Between Heaven and Hell- Week 4: The Devil's Nightmare (1971)

Picking this last entry in our journey Between Heaven and Hell proved to be quite a chore, but the last thing I want to be accused of is sloth. After all, tonight’s film proves that old adage is true; Satan does indeed love a sinner. In fact, sometimes he dreams about sinners and how he would shower them with all the love and affection he could muster, but there are occasions when the devil’s dreams turn sour and you just don’t want to be around when it takes a turn into….

The Devil’s Nightmare [Belgium: La plus longue nuit du diable] (1971) starring Erika Blanc, Jean Servais, Jacques Monseau, and Daniel Emilfork. Directed by Jean Brismée.

A group of tourists, each representing one of the 7 deadly sins, takes refuge from a storm in the Castle of Baron von Rhoneberg (Servais). Little do they know that the Baron’s family had long been cursed to serve the will of the Devil. They have been commanded to turn over their first-born daughter to Lucifer for use as a Succubus. Von Rhoneberg thinks he has escaped the curse by killing his daughter when she was a newborn, but it seems his brother had fathered a daughter (Erica Blanc) with the maid. Soon the tourists begin to meet their end at the hands of the Succubus, and the Devil (Daniel Emilfork) is so confident in his victory, he comes personally to claim the soul of the last living tourist, Father Alvin (Monseau).

The Bugg Picture

The Devil’s Nightmare is the first and only feature film from Belgian director Jean Brismée, and it was a co production between a Belgian production house, Cetelci S.A., and the Italian Delfino Film, which also produced the Mario Bava film Four Times that Night. While his singular feature film is not a work of a great master, it surprises me that Brismée never made another film. The Devil’s Nightmare is a competent and entertaining piece of early seventies European sleaze.  

The film gets high marks right off the bat by casting the luscious redhead Erica Blanc as the Succubus. Perhaps better known for starring as Emmanuelle in Io, Emmanuelle, the film that spawned a jillion imitators and sequels. She also appeared in a couple of favorites here at the Lair, The Night Evelyn Came Out of the Grave and Mario Bava’s Kill, Baby, Kill. Looking as lovely as always, Blanc slinks though her scenes in a variety of outfits that would look more at home in a disco than a castle, but even more striking is her transformation when she takes a life. This is the only film that Paul de Fru handled the special effects, as he usually worked either as a camera operator or as cinematographer, and keeping the transformation simple and relying on stage makeup techniques and camera tricks was a wise choice. It beings another layer to Blanc’s performance, and allows this low budget feature to have some visually impressive flair. 

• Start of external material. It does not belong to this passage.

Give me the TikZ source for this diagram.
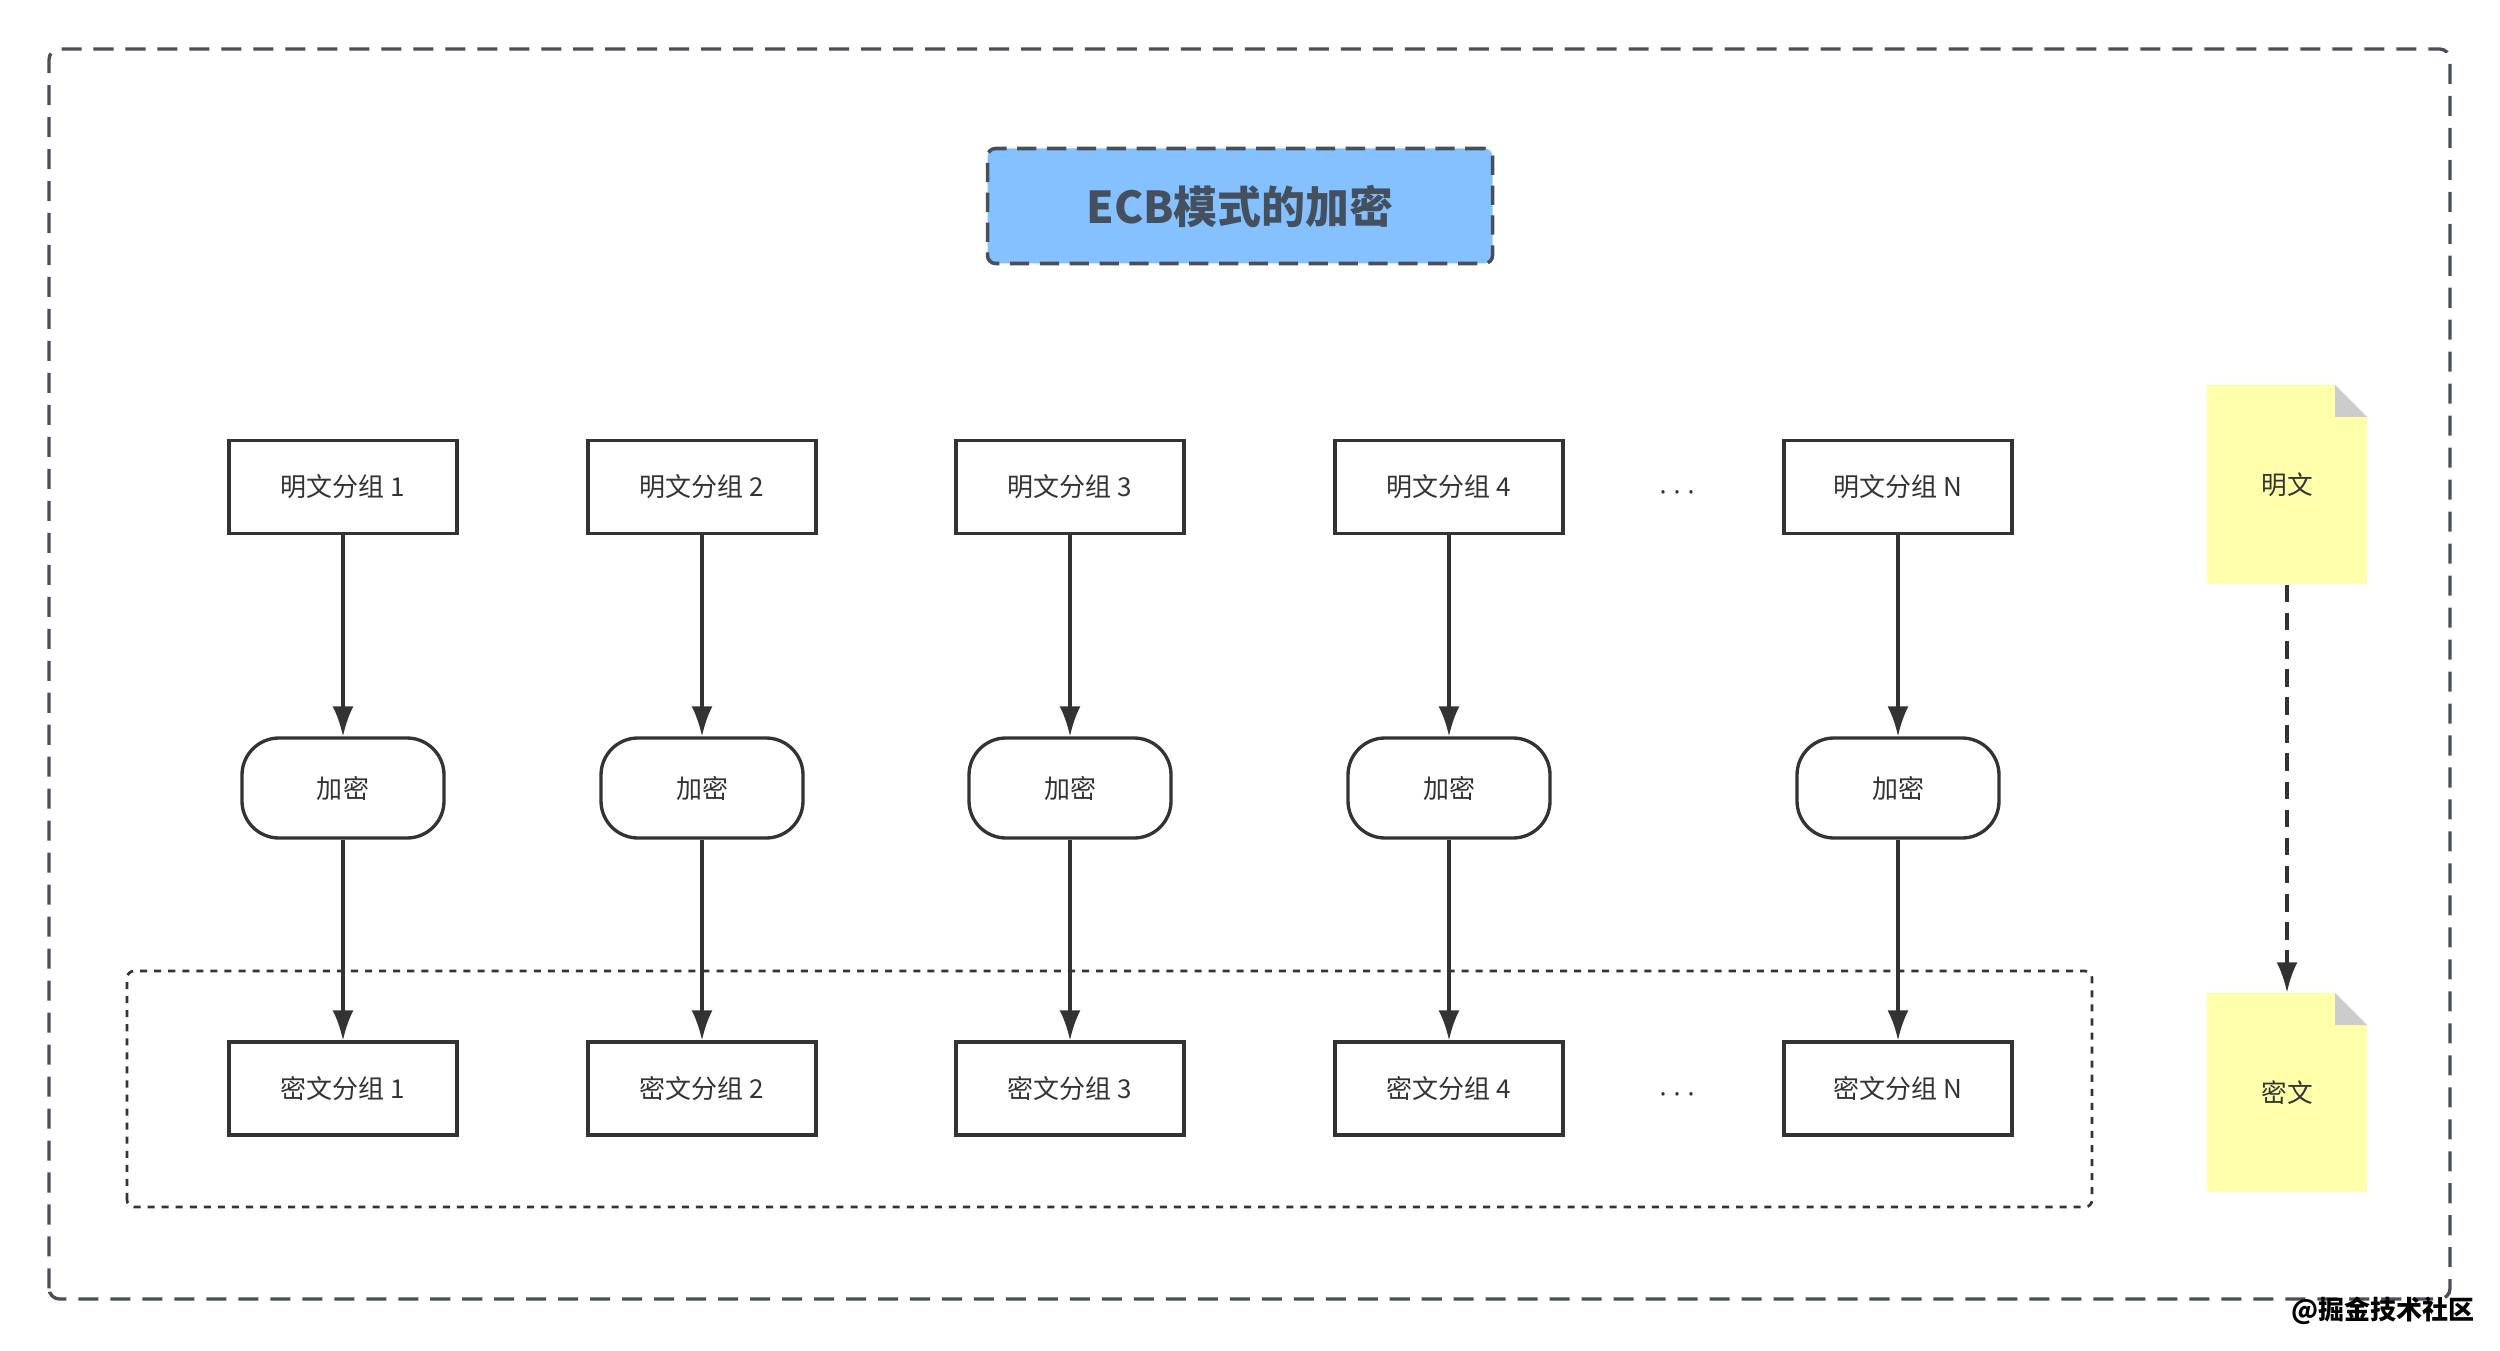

While each of the characters is given their moment to shine, and since I watched this with Ms. Directed, we had a fine time trying to peg each person with their sin early on. The two characters I most enjoyed were the gluttonous tour guide Ducha (Christian Maillet) and the slothful and cranky Mr. Mason (Lucian Raimbourg). Each of the sinners is given a death scene, and many of them fit their crime such as when the glutton chokes to death and a greedy lady drowns in gold. There are several that don’t really match up, and I do wish that they had been but more pointed. This would have been a major improvement to the film. One of the biggest blunders the film makes is that our hero, Father Alvin (Monseau) is rather dull and uninteresting. Thankfully, he shares many of his scenes with Ms. Blanc, and that makes his character much more tolerable. I would also have very much enjoyed more scenes with the Baron’s butler. I really enjoyed his calm creepiness as he described all the ghastly goings which had previously befallen the house. 

This is The Devil’s Nightmare after all. Therefore, I do want to take a few moments to talk about Old Scratch here. Daniel Emilfork is one strange looking dude, and his slight form and leering gaze bring his devil to life quite elegantly. This is not the brute devil, but I think more inspired by Ekerot’s Death in Bergman’s The Seventh Seal. It is a brief performance, but one which definitely was an inspired and daring choice. 

While The Devil’s Nightmare will never go down in the annals of history as an incredible film, it is a highly entertaining way to spend 95 minutes. This film is available on many low priced box sets, and for anyone with Netflix, it is currently part of their “Watch It Now” movies on demand. It never reaches beyond the average, but I would have liked to see where Jean Brismée might have taken his next feature. 

Bugg Rating



  1. never heard of this film, but you have given me reason to keep an eye out for it. Great review!

  2. I enjoyed this one too....more than I thought I would. A very fun flick.

    Quiet Riot? Can't wait to see what you have in store for next week.

  3. Spot on review. I saw it on one of those tv channels that show public domain films and scratchy old prints of stuff.

    I did buy a copy later but its so far down the to be re watched pile that I fear it will not get played.